- [What the exercise asks]
Reproduce every line of the listing as written, apart from the pictures.

- [Dataset content]
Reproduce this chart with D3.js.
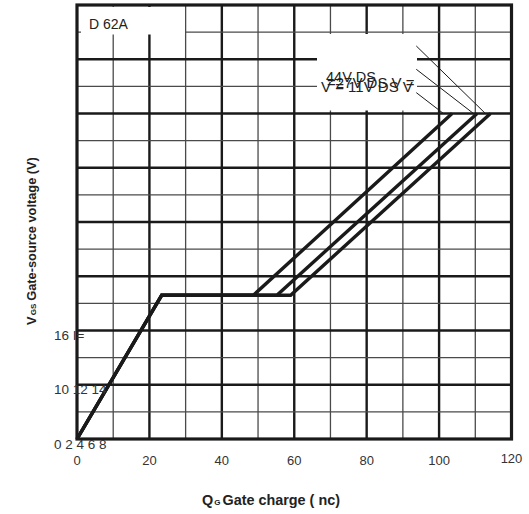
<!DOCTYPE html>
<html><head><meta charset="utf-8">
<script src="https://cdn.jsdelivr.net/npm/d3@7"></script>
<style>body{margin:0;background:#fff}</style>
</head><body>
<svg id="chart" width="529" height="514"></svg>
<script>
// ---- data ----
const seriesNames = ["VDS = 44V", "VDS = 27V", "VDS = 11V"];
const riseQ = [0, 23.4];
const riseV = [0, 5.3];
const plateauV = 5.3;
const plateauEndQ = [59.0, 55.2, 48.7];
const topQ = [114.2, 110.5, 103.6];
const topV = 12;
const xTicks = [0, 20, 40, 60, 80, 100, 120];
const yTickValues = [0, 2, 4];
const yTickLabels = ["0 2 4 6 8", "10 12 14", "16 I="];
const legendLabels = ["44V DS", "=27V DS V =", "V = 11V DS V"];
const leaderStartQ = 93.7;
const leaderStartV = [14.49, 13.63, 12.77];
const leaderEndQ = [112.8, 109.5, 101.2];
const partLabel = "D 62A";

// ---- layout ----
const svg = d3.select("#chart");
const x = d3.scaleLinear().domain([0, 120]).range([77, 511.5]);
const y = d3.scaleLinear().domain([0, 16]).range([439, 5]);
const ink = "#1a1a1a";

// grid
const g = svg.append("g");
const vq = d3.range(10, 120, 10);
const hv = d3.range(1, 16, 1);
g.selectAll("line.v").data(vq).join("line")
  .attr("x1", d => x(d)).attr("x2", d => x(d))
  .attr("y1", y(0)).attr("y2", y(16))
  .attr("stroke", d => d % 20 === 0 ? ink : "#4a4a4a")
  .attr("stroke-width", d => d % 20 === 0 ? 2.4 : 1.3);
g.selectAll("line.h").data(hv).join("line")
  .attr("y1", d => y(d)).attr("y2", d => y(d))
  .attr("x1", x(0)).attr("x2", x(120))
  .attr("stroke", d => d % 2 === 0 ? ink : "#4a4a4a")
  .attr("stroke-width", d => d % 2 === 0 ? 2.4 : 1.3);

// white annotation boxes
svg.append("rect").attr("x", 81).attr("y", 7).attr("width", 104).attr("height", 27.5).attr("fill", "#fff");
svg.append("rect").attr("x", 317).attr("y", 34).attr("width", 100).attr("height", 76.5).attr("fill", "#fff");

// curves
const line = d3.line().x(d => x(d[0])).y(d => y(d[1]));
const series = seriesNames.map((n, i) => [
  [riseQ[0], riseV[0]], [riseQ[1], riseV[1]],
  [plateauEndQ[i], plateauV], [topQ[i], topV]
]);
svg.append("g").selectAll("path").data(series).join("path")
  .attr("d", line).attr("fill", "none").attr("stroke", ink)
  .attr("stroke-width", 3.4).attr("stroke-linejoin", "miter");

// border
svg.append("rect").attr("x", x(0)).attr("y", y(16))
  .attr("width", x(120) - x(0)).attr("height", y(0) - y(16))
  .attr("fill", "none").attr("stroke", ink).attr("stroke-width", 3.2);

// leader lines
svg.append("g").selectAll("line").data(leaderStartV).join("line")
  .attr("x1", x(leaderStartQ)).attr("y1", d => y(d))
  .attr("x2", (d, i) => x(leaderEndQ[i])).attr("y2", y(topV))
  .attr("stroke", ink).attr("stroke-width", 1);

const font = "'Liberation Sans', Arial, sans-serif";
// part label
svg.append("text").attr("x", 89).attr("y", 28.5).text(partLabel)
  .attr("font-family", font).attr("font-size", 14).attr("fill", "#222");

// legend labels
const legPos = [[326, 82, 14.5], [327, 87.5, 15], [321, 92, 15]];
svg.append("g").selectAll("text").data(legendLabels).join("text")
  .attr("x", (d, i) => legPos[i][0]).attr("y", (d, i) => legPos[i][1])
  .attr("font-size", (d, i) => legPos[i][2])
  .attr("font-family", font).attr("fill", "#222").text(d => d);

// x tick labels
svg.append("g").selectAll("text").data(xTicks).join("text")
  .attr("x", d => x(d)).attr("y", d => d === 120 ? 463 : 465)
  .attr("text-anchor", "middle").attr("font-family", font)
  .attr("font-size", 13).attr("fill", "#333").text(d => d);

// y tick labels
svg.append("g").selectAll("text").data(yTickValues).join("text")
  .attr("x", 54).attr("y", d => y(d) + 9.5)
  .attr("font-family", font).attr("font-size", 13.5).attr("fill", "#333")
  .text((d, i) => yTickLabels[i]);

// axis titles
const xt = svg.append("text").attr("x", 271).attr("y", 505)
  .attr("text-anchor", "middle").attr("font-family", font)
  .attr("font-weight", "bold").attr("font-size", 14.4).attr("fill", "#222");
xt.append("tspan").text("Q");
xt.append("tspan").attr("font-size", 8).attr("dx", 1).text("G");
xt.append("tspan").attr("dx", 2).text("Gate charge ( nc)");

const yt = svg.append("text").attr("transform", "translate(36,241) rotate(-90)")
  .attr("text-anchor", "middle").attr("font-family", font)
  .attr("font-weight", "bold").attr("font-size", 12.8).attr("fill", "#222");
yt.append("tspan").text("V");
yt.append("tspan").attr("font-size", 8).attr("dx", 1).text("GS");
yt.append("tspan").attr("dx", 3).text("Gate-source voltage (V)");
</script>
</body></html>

- [Right answer]
Reproduce this chart with D3.js.
<!DOCTYPE html>
<html><head><meta charset="utf-8">
<script src="https://cdn.jsdelivr.net/npm/d3@7"></script>
<style>body{margin:0;background:#fff}</style>
</head><body>
<svg id="chart" width="529" height="514"></svg>
<script>
// ---- data ----
const seriesNames = ["VDS = 44V", "VDS = 27V", "VDS = 11V"];
const riseQ = [0, 23.4];
const riseV = [0, 5.3];
const plateauV = 5.3;
const plateauEndQ = [59.0, 55.2, 48.7];
const topQ = [114.2, 110.5, 103.6];
const topV = 12;
const xTicks = [0, 20, 40, 60, 80, 100, 120];
const yTickValues = [0, 2, 4];
const yTickLabels = ["0 2 4 6 8", "10 12 14", "16 I="];
const legendLabels = ["44V DS", "=27V DS V =", "V = 11V DS V"];
const leaderStartQ = 93.7;
const leaderStartV = [14.49, 13.63, 12.77];
const leaderEndQ = [112.8, 109.5, 101.2];
const partLabel = "D 62A";

// ---- layout ----
const svg = d3.select("#chart");
const x = d3.scaleLinear().domain([0, 120]).range([77, 511.5]);
const y = d3.scaleLinear().domain([0, 16]).range([439, 5]);
const ink = "#1a1a1a";

// grid
const g = svg.append("g");
const vq = d3.range(10, 120, 10);
const hv = d3.range(1, 16, 1);
g.selectAll("line.v").data(vq).join("line")
  .attr("x1", d => x(d)).attr("x2", d => x(d))
  .attr("y1", y(0)).attr("y2", y(16))
  .attr("stroke", d => d % 20 === 0 ? ink : "#4a4a4a")
  .attr("stroke-width", d => d % 20 === 0 ? 2.4 : 1.3);
g.selectAll("line.h").data(hv).join("line")
  .attr("y1", d => y(d)).attr("y2", d => y(d))
  .attr("x1", x(0)).attr("x2", x(120))
  .attr("stroke", d => d % 2 === 0 ? ink : "#4a4a4a")
  .attr("stroke-width", d => d % 2 === 0 ? 2.4 : 1.3);

// white annotation boxes
svg.append("rect").attr("x", 81).attr("y", 7).attr("width", 104).attr("height", 27.5).attr("fill", "#fff");
svg.append("rect").attr("x", 317).attr("y", 34).attr("width", 100).attr("height", 76.5).attr("fill", "#fff");

// curves
const line = d3.line().x(d => x(d[0])).y(d => y(d[1]));
const series = seriesNames.map((n, i) => [
  [riseQ[0], riseV[0]], [riseQ[1], riseV[1]],
  [plateauEndQ[i], plateauV], [topQ[i], topV]
]);
svg.append("g").selectAll("path").data(series).join("path")
  .attr("d", line).attr("fill", "none").attr("stroke", ink)
  .attr("stroke-width", 3.4).attr("stroke-linejoin", "miter");

// border
svg.append("rect").attr("x", x(0)).attr("y", y(16))
  .attr("width", x(120) - x(0)).attr("height", y(0) - y(16))
  .attr("fill", "none").attr("stroke", ink).attr("stroke-width", 3.2);

// leader lines
svg.append("g").selectAll("line").data(leaderStartV).join("line")
  .attr("x1", x(leaderStartQ)).attr("y1", d => y(d))
  .attr("x2", (d, i) => x(leaderEndQ[i])).attr("y2", y(topV))
  .attr("stroke", ink).attr("stroke-width", 1);

const font = "'Liberation Sans', Arial, sans-serif";
// part label
svg.append("text").attr("x", 89).attr("y", 28.5).text(partLabel)
  .attr("font-family", font).attr("font-size", 14).attr("fill", "#222");

// legend labels
const legPos = [[326, 82, 14.5], [327, 87.5, 15], [321, 92, 15]];
svg.append("g").selectAll("text").data(legendLabels).join("text")
  .attr("x", (d, i) => legPos[i][0]).attr("y", (d, i) => legPos[i][1])
  .attr("font-size", (d, i) => legPos[i][2])
  .attr("font-family", font).attr("fill", "#222").text(d => d);

// x tick labels
svg.append("g").selectAll("text").data(xTicks).join("text")
  .attr("x", d => x(d)).attr("y", d => d === 120 ? 463 : 465)
  .attr("text-anchor", "middle").attr("font-family", font)
  .attr("font-size", 13).attr("fill", "#333").text(d => d);

// y tick labels
svg.append("g").selectAll("text").data(yTickValues).join("text")
  .attr("x", 54).attr("y", d => y(d) + 9.5)
  .attr("font-family", font).attr("font-size", 13.5).attr("fill", "#333")
  .text((d, i) => yTickLabels[i]);

// axis titles
const xt = svg.append("text").attr("x", 271).attr("y", 505)
  .attr("text-anchor", "middle").attr("font-family", font)
  .attr("font-weight", "bold").attr("font-size", 14.4).attr("fill", "#222");
xt.append("tspan").text("Q");
xt.append("tspan").attr("font-size", 8).attr("dx", 1).text("G");
xt.append("tspan").attr("dx", 2).text("Gate charge ( nc)");

const yt = svg.append("text").attr("transform", "translate(36,241) rotate(-90)")
  .attr("text-anchor", "middle").attr("font-family", font)
  .attr("font-weight", "bold").attr("font-size", 12.8).attr("fill", "#222");
yt.append("tspan").text("V");
yt.append("tspan").attr("font-size", 8).attr("dx", 1).text("GS");
yt.append("tspan").attr("dx", 3).text("Gate-source voltage (V)");
</script>
</body></html>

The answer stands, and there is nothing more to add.